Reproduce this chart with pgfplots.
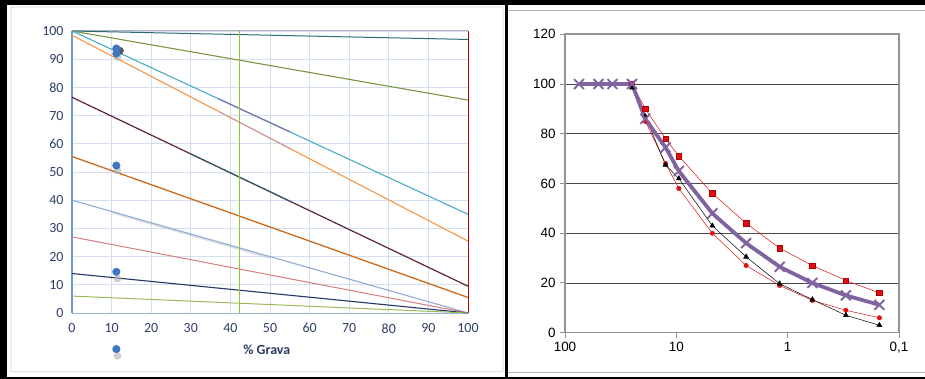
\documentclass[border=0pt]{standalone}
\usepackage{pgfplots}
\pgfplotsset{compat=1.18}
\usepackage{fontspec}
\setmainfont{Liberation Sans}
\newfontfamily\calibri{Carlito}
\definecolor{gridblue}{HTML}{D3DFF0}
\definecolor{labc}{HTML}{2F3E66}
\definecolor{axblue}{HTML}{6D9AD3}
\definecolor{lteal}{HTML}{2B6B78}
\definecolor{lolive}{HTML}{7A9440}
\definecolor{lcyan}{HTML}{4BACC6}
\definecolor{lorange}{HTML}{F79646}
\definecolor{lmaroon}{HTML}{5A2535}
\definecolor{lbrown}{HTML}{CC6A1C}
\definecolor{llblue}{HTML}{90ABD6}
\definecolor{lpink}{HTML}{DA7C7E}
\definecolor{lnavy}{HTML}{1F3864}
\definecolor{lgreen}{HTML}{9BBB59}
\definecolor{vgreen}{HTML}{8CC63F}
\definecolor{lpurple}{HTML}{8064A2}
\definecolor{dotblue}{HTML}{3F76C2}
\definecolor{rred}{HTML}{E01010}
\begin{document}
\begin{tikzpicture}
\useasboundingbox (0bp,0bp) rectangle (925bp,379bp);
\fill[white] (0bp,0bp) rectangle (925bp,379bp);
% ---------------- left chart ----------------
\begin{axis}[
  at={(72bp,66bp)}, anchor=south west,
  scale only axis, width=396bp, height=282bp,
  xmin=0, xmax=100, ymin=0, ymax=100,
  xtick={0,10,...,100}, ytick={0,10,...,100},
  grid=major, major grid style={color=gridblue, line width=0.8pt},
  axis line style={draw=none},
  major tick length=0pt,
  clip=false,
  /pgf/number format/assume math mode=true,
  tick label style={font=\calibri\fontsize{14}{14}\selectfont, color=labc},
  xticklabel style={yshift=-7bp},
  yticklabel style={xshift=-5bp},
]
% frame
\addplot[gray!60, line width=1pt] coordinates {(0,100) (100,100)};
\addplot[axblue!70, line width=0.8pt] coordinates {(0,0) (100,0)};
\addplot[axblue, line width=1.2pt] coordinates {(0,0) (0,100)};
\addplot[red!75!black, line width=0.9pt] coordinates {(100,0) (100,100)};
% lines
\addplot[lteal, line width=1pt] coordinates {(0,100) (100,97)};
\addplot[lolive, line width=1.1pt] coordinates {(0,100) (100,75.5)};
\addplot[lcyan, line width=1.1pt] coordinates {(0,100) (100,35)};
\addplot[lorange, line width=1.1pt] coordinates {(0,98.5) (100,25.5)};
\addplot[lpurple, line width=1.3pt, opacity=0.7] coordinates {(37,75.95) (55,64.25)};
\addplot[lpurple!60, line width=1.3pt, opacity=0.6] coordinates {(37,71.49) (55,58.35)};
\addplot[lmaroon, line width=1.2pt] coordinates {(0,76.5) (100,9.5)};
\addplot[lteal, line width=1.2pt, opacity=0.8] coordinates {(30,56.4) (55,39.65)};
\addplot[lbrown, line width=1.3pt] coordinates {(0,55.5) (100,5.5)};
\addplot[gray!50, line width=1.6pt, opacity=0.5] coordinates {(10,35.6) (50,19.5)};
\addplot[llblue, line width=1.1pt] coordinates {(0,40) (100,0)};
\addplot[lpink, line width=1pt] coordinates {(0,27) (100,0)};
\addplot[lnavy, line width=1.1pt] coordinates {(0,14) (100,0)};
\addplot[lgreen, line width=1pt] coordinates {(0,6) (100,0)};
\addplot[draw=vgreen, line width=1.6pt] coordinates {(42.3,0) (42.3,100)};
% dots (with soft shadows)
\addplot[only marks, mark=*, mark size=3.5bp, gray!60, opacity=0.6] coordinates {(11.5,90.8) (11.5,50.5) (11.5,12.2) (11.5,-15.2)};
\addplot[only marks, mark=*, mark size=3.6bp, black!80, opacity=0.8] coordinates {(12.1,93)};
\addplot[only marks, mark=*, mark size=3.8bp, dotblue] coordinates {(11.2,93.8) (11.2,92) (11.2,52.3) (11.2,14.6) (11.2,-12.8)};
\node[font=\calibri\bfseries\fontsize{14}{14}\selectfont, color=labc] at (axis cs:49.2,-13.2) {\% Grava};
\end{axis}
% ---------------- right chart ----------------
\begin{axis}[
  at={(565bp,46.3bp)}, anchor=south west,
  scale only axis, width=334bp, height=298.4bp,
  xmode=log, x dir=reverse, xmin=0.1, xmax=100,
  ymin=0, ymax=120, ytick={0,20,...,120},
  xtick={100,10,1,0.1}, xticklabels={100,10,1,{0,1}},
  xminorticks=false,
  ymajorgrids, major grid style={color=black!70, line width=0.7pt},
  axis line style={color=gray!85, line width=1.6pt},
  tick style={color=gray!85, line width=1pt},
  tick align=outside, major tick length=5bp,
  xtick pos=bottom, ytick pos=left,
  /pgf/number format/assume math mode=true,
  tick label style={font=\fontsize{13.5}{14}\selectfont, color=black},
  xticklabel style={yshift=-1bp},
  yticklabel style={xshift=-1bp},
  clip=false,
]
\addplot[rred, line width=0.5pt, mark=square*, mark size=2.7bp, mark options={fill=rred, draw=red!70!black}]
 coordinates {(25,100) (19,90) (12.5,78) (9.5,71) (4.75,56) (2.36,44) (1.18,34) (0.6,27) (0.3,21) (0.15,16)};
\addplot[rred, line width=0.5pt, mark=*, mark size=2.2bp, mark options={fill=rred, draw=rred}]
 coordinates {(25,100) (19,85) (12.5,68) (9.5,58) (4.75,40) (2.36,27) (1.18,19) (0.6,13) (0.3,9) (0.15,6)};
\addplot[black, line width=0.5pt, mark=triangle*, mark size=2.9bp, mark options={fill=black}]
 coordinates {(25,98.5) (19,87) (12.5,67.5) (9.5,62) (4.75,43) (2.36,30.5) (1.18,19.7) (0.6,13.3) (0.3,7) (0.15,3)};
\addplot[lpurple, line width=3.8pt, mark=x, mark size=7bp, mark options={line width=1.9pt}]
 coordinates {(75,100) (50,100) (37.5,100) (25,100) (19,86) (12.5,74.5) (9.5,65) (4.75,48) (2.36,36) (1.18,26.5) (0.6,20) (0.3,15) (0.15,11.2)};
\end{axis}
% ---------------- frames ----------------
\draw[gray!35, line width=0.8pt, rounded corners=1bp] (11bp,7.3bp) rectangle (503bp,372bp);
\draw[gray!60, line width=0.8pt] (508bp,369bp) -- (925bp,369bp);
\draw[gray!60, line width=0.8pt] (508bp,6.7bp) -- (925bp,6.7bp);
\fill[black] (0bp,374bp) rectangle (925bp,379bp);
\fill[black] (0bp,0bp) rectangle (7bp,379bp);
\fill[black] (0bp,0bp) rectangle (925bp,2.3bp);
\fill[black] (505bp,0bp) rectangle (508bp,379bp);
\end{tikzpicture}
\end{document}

┄┄┄┄┄┄┄┄┄┄

Required task >> From the material above, copy everything exactly but the pictures.

Output below >>
Reproduce this chart with pgfplots.
\documentclass[border=0pt]{standalone}
\usepackage{pgfplots}
\pgfplotsset{compat=1.18}
\usepackage{fontspec}
\setmainfont{Liberation Sans}
\newfontfamily\calibri{Carlito}
\definecolor{gridblue}{HTML}{D3DFF0}
\definecolor{labc}{HTML}{2F3E66}
\definecolor{axblue}{HTML}{6D9AD3}
\definecolor{lteal}{HTML}{2B6B78}
\definecolor{lolive}{HTML}{7A9440}
\definecolor{lcyan}{HTML}{4BACC6}
\definecolor{lorange}{HTML}{F79646}
\definecolor{lmaroon}{HTML}{5A2535}
\definecolor{lbrown}{HTML}{CC6A1C}
\definecolor{llblue}{HTML}{90ABD6}
\definecolor{lpink}{HTML}{DA7C7E}
\definecolor{lnavy}{HTML}{1F3864}
\definecolor{lgreen}{HTML}{9BBB59}
\definecolor{vgreen}{HTML}{8CC63F}
\definecolor{lpurple}{HTML}{8064A2}
\definecolor{dotblue}{HTML}{3F76C2}
\definecolor{rred}{HTML}{E01010}
\begin{document}
\begin{tikzpicture}
\useasboundingbox (0bp,0bp) rectangle (925bp,379bp);
\fill[white] (0bp,0bp) rectangle (925bp,379bp);
% ---------------- left chart ----------------
\begin{axis}[
  at={(72bp,66bp)}, anchor=south west,
  scale only axis, width=396bp, height=282bp,
  xmin=0, xmax=100, ymin=0, ymax=100,
  xtick={0,10,...,100}, ytick={0,10,...,100},
  grid=major, major grid style={color=gridblue, line width=0.8pt},
  axis line style={draw=none},
  major tick length=0pt,
  clip=false,
  /pgf/number format/assume math mode=true,
  tick label style={font=\calibri\fontsize{14}{14}\selectfont, color=labc},
  xticklabel style={yshift=-7bp},
  yticklabel style={xshift=-5bp},
]
% frame
\addplot[gray!60, line width=1pt] coordinates {(0,100) (100,100)};
\addplot[axblue!70, line width=0.8pt] coordinates {(0,0) (100,0)};
\addplot[axblue, line width=1.2pt] coordinates {(0,0) (0,100)};
\addplot[red!75!black, line width=0.9pt] coordinates {(100,0) (100,100)};
% lines
\addplot[lteal, line width=1pt] coordinates {(0,100) (100,97)};
\addplot[lolive, line width=1.1pt] coordinates {(0,100) (100,75.5)};
\addplot[lcyan, line width=1.1pt] coordinates {(0,100) (100,35)};
\addplot[lorange, line width=1.1pt] coordinates {(0,98.5) (100,25.5)};
\addplot[lpurple, line width=1.3pt, opacity=0.7] coordinates {(37,75.95) (55,64.25)};
\addplot[lpurple!60, line width=1.3pt, opacity=0.6] coordinates {(37,71.49) (55,58.35)};
\addplot[lmaroon, line width=1.2pt] coordinates {(0,76.5) (100,9.5)};
\addplot[lteal, line width=1.2pt, opacity=0.8] coordinates {(30,56.4) (55,39.65)};
\addplot[lbrown, line width=1.3pt] coordinates {(0,55.5) (100,5.5)};
\addplot[gray!50, line width=1.6pt, opacity=0.5] coordinates {(10,35.6) (50,19.5)};
\addplot[llblue, line width=1.1pt] coordinates {(0,40) (100,0)};
\addplot[lpink, line width=1pt] coordinates {(0,27) (100,0)};
\addplot[lnavy, line width=1.1pt] coordinates {(0,14) (100,0)};
\addplot[lgreen, line width=1pt] coordinates {(0,6) (100,0)};
\addplot[draw=vgreen, line width=1.6pt] coordinates {(42.3,0) (42.3,100)};
% dots (with soft shadows)
\addplot[only marks, mark=*, mark size=3.5bp, gray!60, opacity=0.6] coordinates {(11.5,90.8) (11.5,50.5) (11.5,12.2) (11.5,-15.2)};
\addplot[only marks, mark=*, mark size=3.6bp, black!80, opacity=0.8] coordinates {(12.1,93)};
\addplot[only marks, mark=*, mark size=3.8bp, dotblue] coordinates {(11.2,93.8) (11.2,92) (11.2,52.3) (11.2,14.6) (11.2,-12.8)};
\node[font=\calibri\bfseries\fontsize{14}{14}\selectfont, color=labc] at (axis cs:49.2,-13.2) {\% Grava};
\end{axis}
% ---------------- right chart ----------------
\begin{axis}[
  at={(565bp,46.3bp)}, anchor=south west,
  scale only axis, width=334bp, height=298.4bp,
  xmode=log, x dir=reverse, xmin=0.1, xmax=100,
  ymin=0, ymax=120, ytick={0,20,...,120},
  xtick={100,10,1,0.1}, xticklabels={100,10,1,{0,1}},
  xminorticks=false,
  ymajorgrids, major grid style={color=black!70, line width=0.7pt},
  axis line style={color=gray!85, line width=1.6pt},
  tick style={color=gray!85, line width=1pt},
  tick align=outside, major tick length=5bp,
  xtick pos=bottom, ytick pos=left,
  /pgf/number format/assume math mode=true,
  tick label style={font=\fontsize{13.5}{14}\selectfont, color=black},
  xticklabel style={yshift=-1bp},
  yticklabel style={xshift=-1bp},
  clip=false,
]
\addplot[rred, line width=0.5pt, mark=square*, mark size=2.7bp, mark options={fill=rred, draw=red!70!black}]
 coordinates {(25,100) (19,90) (12.5,78) (9.5,71) (4.75,56) (2.36,44) (1.18,34) (0.6,27) (0.3,21) (0.15,16)};
\addplot[rred, line width=0.5pt, mark=*, mark size=2.2bp, mark options={fill=rred, draw=rred}]
 coordinates {(25,100) (19,85) (12.5,68) (9.5,58) (4.75,40) (2.36,27) (1.18,19) (0.6,13) (0.3,9) (0.15,6)};
\addplot[black, line width=0.5pt, mark=triangle*, mark size=2.9bp, mark options={fill=black}]
 coordinates {(25,98.5) (19,87) (12.5,67.5) (9.5,62) (4.75,43) (2.36,30.5) (1.18,19.7) (0.6,13.3) (0.3,7) (0.15,3)};
\addplot[lpurple, line width=3.8pt, mark=x, mark size=7bp, mark options={line width=1.9pt}]
 coordinates {(75,100) (50,100) (37.5,100) (25,100) (19,86) (12.5,74.5) (9.5,65) (4.75,48) (2.36,36) (1.18,26.5) (0.6,20) (0.3,15) (0.15,11.2)};
\end{axis}
% ---------------- frames ----------------
\draw[gray!35, line width=0.8pt, rounded corners=1bp] (11bp,7.3bp) rectangle (503bp,372bp);
\draw[gray!60, line width=0.8pt] (508bp,369bp) -- (925bp,369bp);
\draw[gray!60, line width=0.8pt] (508bp,6.7bp) -- (925bp,6.7bp);
\fill[black] (0bp,374bp) rectangle (925bp,379bp);
\fill[black] (0bp,0bp) rectangle (7bp,379bp);
\fill[black] (0bp,0bp) rectangle (925bp,2.3bp);
\fill[black] (505bp,0bp) rectangle (508bp,379bp);
\end{tikzpicture}
\end{document}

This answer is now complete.